Pride was cool.  I love the vibe when a bunch of queer folk get together.  But the thing I loved most about the day was connecting with friends and just BEING queer.  At dinner, we talked about whether we were gender variant as kids, when we knew we were queer, and whether we were bullied for it.  I felt proud to be queer.  I realized Pride is not about walking around wearing nothing but a rainbow flag, proclaiming one’s identity on a loudspeaker, walking in a parade, or dressing in drag (not that those things aren’t fun too :).  It’s about creating a safe space to proudly BE.
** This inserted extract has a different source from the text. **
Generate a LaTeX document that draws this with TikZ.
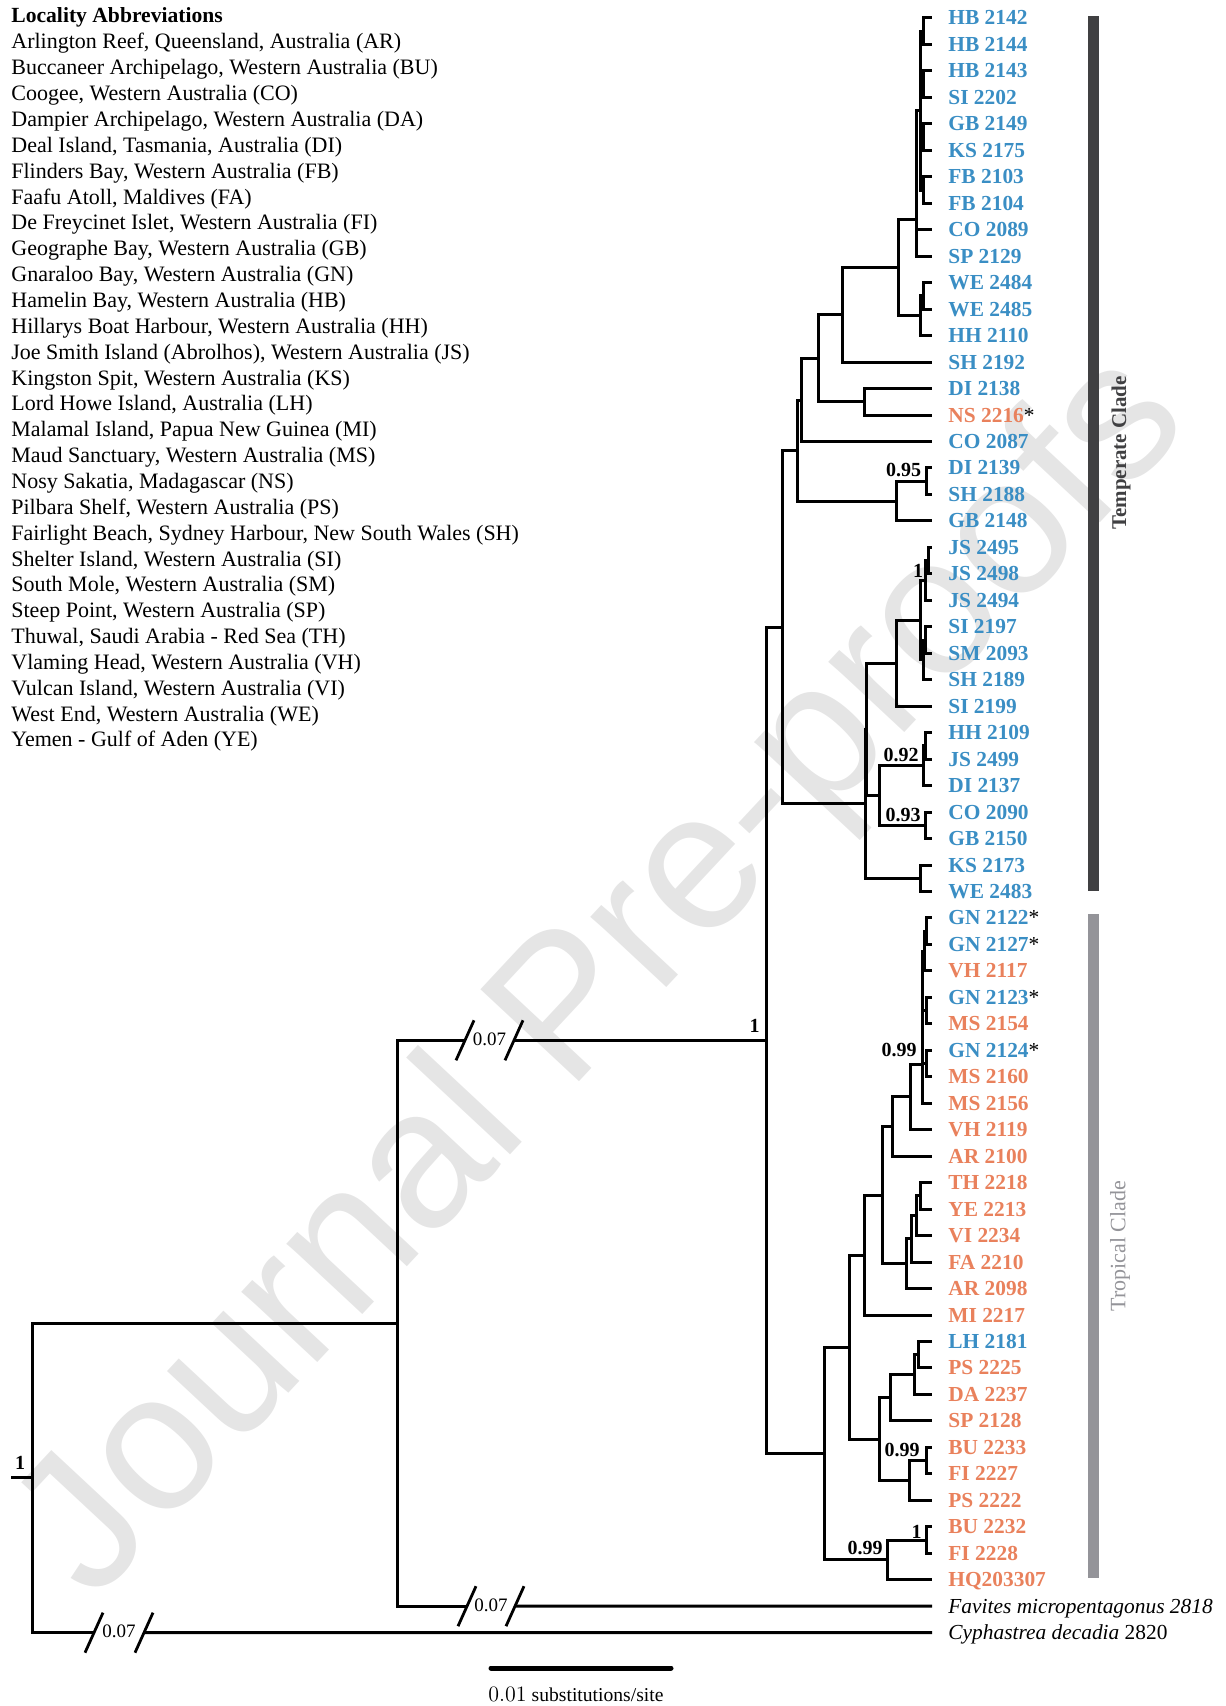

While we were all talking, I looked down at my babies.  By this point, my daughter was wearing a rainbow-colored dress because she vomited on her onesie in the car on the way.  I thought about how they were already at Pride at age 1.  They wouldn’t have to go through any of the things we had.  The bullying for being gender variant.  The feeling that we couldn’t talk about who we really were.  The wishing we had known sooner or wishing we had been honest about who we were sooner.  The fear of even exploring our sexuality because we had been so brutalized.   For some of us, just starting, in our thirties, to work it all out.

If my kids turned out to identify as part of the queer community, they would never have to find it like we all did, they would already be here.  There will be “no limits” to how they can identify, like my shirt said.  Even if they aren’t queer, I hope this community, and this way of BEING will teach them to wave whatever flag makes them feel proud, and indeed, be true to themselves.  I will make sure they will never question whether they can proudly BE, and be loved at the same time.